乳がん、子宮がん、卵巣がん 女性特有のがん

予防へ 正しい知識の啓発を

国立がん研究センター国立成育医療研究センターの集計によると、15歳から39歳までのAYA世代と呼ばれる層では女性のがん患者が非常に多く、特に20歳以降は約8割の患者が女性だ。

子宮頸がんや乳がんが若い世代に多いためだ。

 

3月、女性の健康情報サービス『ルナルナ』と一般社団法人シンクパールは「女性とがんの関係についての調査結果」を公表した。

 

乳がん、子宮がん、卵巣がんなど、女性特有のがんがあることは9割以上が知っていた。

しかし、20~30代のがん患者の約8割が女性であることを知っている人は2割以下という結果だった。

 

子宮頸がんの感染経路のほとんど100%が「性交渉」であることの認知率は6割で、4割の人が感染経路を理解していなかった。

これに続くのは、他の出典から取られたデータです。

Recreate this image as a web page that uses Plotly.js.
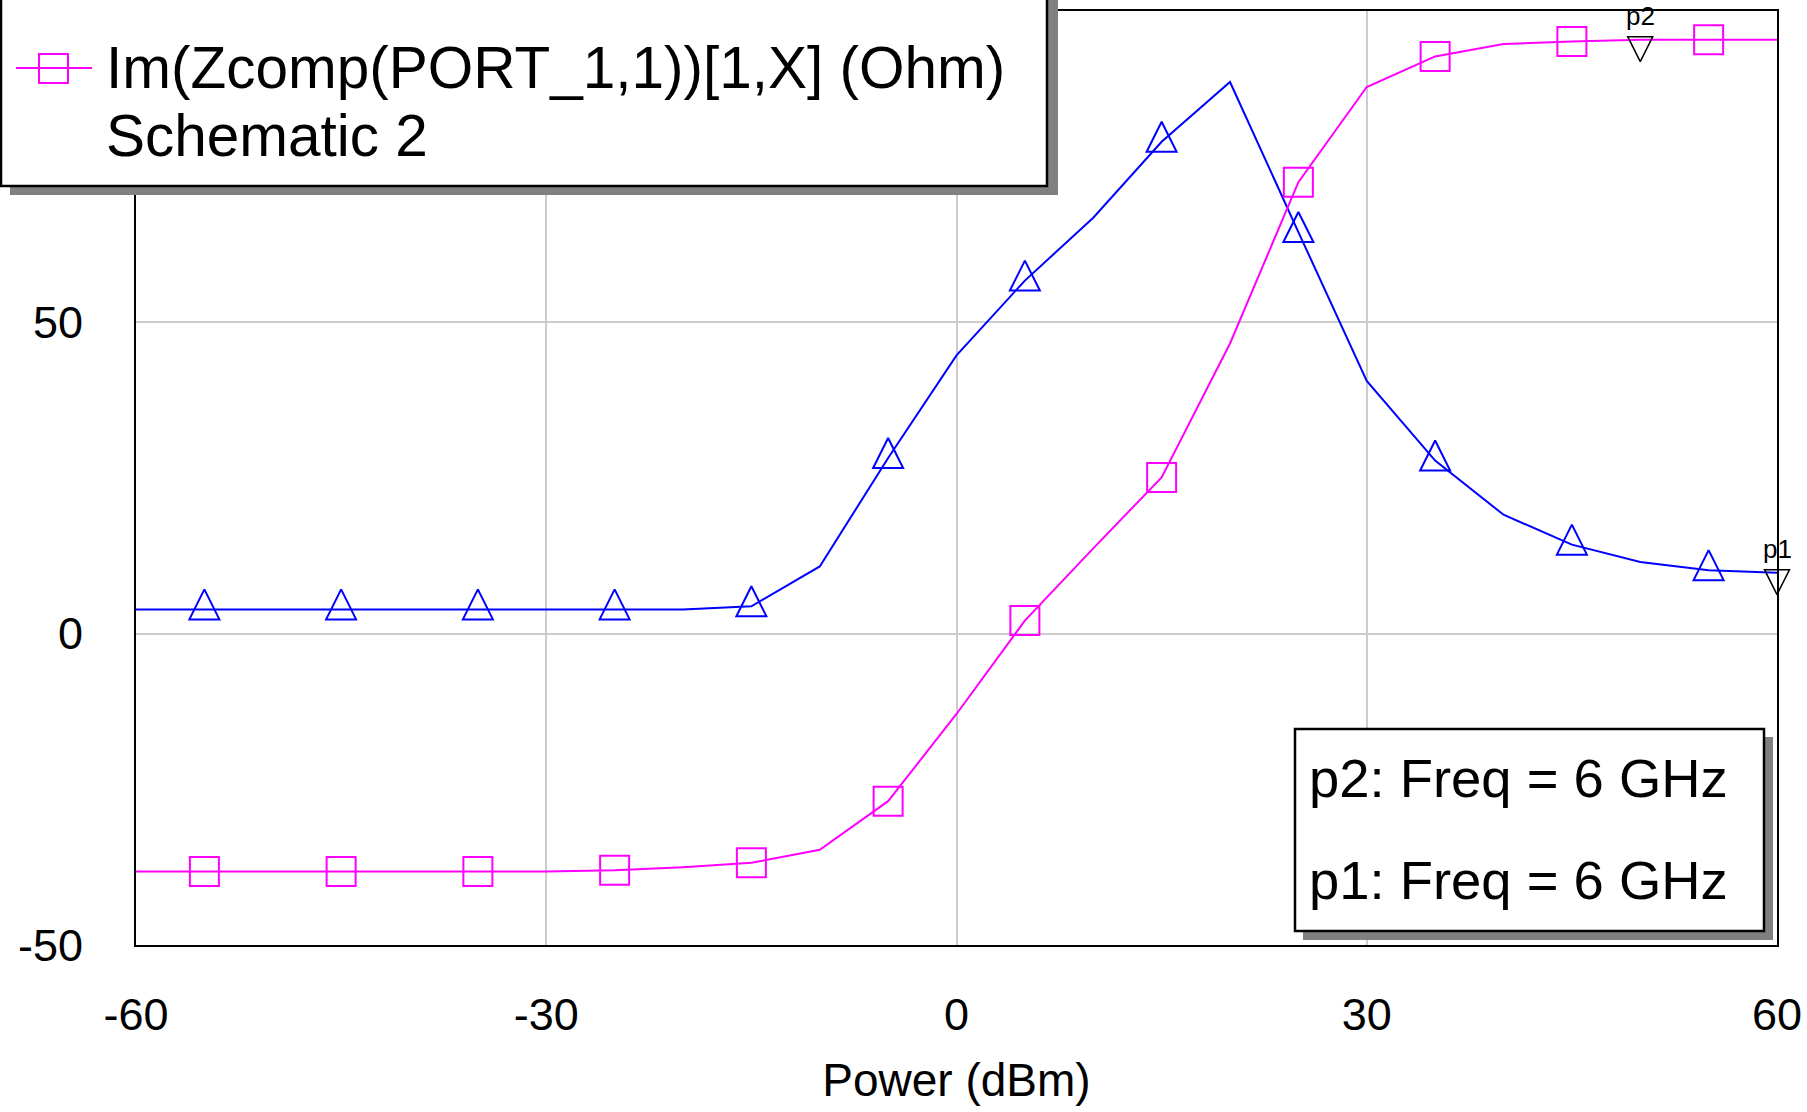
<!DOCTYPE html>
<html>
<head>
<meta charset="utf-8">
<script src="https://cdn.plot.ly/plotly-3.0.1.min.js"></script>
<style>
html,body{margin:0;padding:0;background:#ffffff;}
#chart{width:1807px;height:1112px;}
</style>
</head>
<body>
<div id="chart"></div>
<script>
// ---------------- data ----------------
const powerDbm = [-60,-55,-50,-45,-40,-35,-30,-25,-20,-15,-10,-5,0,5,10,15,20,25,30,35,40,45,50,55,60];
const reZcomp  = [3.9,3.9,3.9,3.9,3.9,3.9,3.9,3.9,3.9,4.4,10.8,28.2,44.7,56.7,66.8,79.0,88.6,64.5,40.6,27.8,19.1,14.3,11.5,10.2,9.8];
const imZcomp  = [-38.2,-38.2,-38.2,-38.2,-38.2,-38.2,-38.2,-38.0,-37.5,-36.8,-34.7,-26.9,-12.9,2.1,13.7,25.1,46.6,72.5,87.8,92.7,94.7,95.1,95.4,95.4,95.4];
const xTicks = [-60,-30,0,30,60];
const yTicks = [-50,0,50];
const xTitle = 'Power (dBm)';
const legendLines = ['Im(Zcomp(PORT_1,1))[1,X] (Ohm)', 'Schematic 2'];
const markerNames  = ['p2','p1'];
const markerPower  = [50, 60];
const markerSeries = ['im','re'];
const markerFreqGHz = [6, 6];

// ---------------- geometry helpers ----------------
const W = 1807, H = 1112;
const M = {l:136, r:30, t:11, b:167};
const PW = W - M.l - M.r, PH = H - M.t - M.b;
const px = v => (v - M.l) / PW;          // pixel -> paper x
const py = v => (H - M.b - v) / PH;       // pixel -> paper y
const FONT = 'Liberation Sans, Arial, sans-serif';

const BLUE = '#0000ff', MAG = '#ff00ff';
const seriesY = {re: reZcomp, im: imZcomp};
const onMarker = (_, i) => i % 2 === 1;

const traces = [
  {x: powerDbm, y: reZcomp, mode:'lines', line:{color:BLUE, width:2}, showlegend:false},
  {x: powerDbm.filter(onMarker), y: reZcomp.filter(onMarker), mode:'markers',
   marker:{symbol:'arrow-down-open', angle:180, standoff:20, size:30, color:BLUE, line:{color:BLUE, width:2}},
   showlegend:false},
  {x: powerDbm, y: imZcomp, mode:'lines', line:{color:MAG, width:2}, showlegend:false},
  {x: powerDbm.filter(onMarker), y: imZcomp.filter(onMarker), mode:'markers',
   marker:{symbol:'square-open', size:29, color:MAG, line:{color:MAG, width:2}},
   showlegend:false},
  {x: markerPower,
   y: markerPower.map((p, k) => seriesY[markerSeries[k]][powerDbm.indexOf(p)]),
   mode:'markers', cliponaxis:false,
   marker:{symbol:'arrow-down-open', size:25, standoff:22, color:'#000000', line:{color:'#000000', width:1.5}},
   showlegend:false}
];

const shapes = [
  // legend box (top-left) with shadow
  {type:'rect', xref:'paper', yref:'paper', x0:px(10), x1:px(1058), y0:py(-40), y1:py(195), fillcolor:'#808080', line:{width:0}, layer:'above'},
  {type:'rect', xref:'paper', yref:'paper', x0:px(1), x1:px(1047), y0:py(-40), y1:py(186), fillcolor:'#ffffff', line:{color:'#000000', width:2.5}, layer:'above'},
  {type:'line', xref:'paper', yref:'paper', x0:px(16), x1:px(92), y0:py(68), y1:py(68), line:{color:MAG, width:2}, layer:'above'},
  {type:'rect', xref:'paper', yref:'paper', x0:px(39), x1:px(68), y0:py(54), y1:py(83), line:{color:MAG, width:2}, layer:'above'},
  // marker readout box (bottom-right) with shadow
  {type:'rect', xref:'paper', yref:'paper', x0:px(1303), x1:px(1773), y0:py(737), y1:py(940), fillcolor:'#808080', line:{width:0}, layer:'above'},
  {type:'rect', xref:'paper', yref:'paper', x0:px(1295), x1:px(1764), y0:py(729), y1:py(931), fillcolor:'#ffffff', line:{color:'#000000', width:2.5}, layer:'above'}
];

const annotations = [];
// legend text
annotations.push({xref:'paper', yref:'paper', x:px(105), y:py(67.6), xanchor:'left', yanchor:'middle', showarrow:false,
  text:legendLines[0], font:{family:FONT, size:58.5, color:'#000000'}, borderpad:0});
annotations.push({xref:'paper', yref:'paper', x:px(105), y:py(135.2), xanchor:'left', yanchor:'middle', showarrow:false,
  text:legendLines[1], font:{family:FONT, size:58.5, color:'#000000'}, borderpad:0});
// marker readout text
const readY = [778.3, 880.6];
markerNames.forEach((n, k) => {
  annotations.push({xref:'paper', yref:'paper', x:px(1308), y:py(readY[k]), xanchor:'left', yanchor:'middle', showarrow:false,
    text: n + ': Freq = ' + markerFreqGHz[k] + ' GHz', font:{family:FONT, size:54.4, color:'#000000'}, borderpad:0});
});
// marker labels above the marker triangles
markerNames.forEach((n, k) => {
  annotations.push({xref:'x', yref:'y', x:markerPower[k], y:seriesY[markerSeries[k]][powerDbm.indexOf(markerPower[k])],
    xanchor:'center', yanchor:'bottom', yshift:8, showarrow:false, text:n,
    font:{family:FONT, size:26, color:'#000000'}, borderpad:0});
});

const axisCommon = {
  showgrid:true, gridcolor:'#cccccc', gridwidth:2,
  showline:true, mirror:true, linecolor:'#000000', linewidth:2,
  zeroline:false, ticks:'', automargin:false, fixedrange:true,
  tickfont:{family:FONT, size:45, color:'#000000'}
};

const layout = {
  width:W, height:H,
  margin:M,
  paper_bgcolor:'#ffffff', plot_bgcolor:'#ffffff',
  showlegend:false,
  font:{family:FONT, color:'#000000'},
  xaxis: Object.assign({}, axisCommon, {
    range:[-60,60], tickmode:'array', tickvals:xTicks, ticktext:xTicks.map(String),
    ticklabelstandoff:29,
    title:{text:xTitle, font:{family:FONT, size:46, color:'#000000'}, standoff:25}
  }),
  yaxis: Object.assign({}, axisCommon, {
    range:[-50,100], tickmode:'array', tickvals:yTicks, ticktext:yTicks.map(String),
    ticklabelstandoff:42
  }),
  shapes: shapes,
  annotations: annotations
};

Plotly.newPlot('chart', traces, layout, {displayModeBar:false, staticPlot:true});
</script>
</body>
</html>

がん予防のためにもより正しい知識を啓発する必要性を感じる。

 

また、子宮頸がんを予防するHPVワクチンについての理解も進んでいない。ワクチンが定期接種(公費助成)で受けられることを認識している人は約2割で、「どのように定められているかわからない」が4割強と最も多い回答だった。

自治体が行っているHPVワクチンの取組も約9割の女性が知らないという結果だった。

 

ワクチンを接種していない最大の理由は「ワクチンがあることを知らなかった」(37%)で、次いで「接種後の副反応が心配だから」(33%)だった。HPVワクチンの接種について正しい知識を持っておらず、判断できる環境にないことがうかがえる。

 

子宮頸がんの治療についても誤解があった。

欧米では、手術以上に放射線治療が実施されているが、放射線だけで治せることを知っている人の割合はたった1.7%に過ぎなかった。

 

子宮頸がんは30代に最も多いがんだが、早期に発見できれば治りやすいがんだ。

ワクチン接種でリスクは3割程度まで下げられる。

一時8割を超えていた接種率は今やほぼゼロ。

子宮頸がんの9割を防げる「9価ワクチン」も認可されたが、現在の日本の状況では、定期接種化にはもう少し時間がかかると予想される。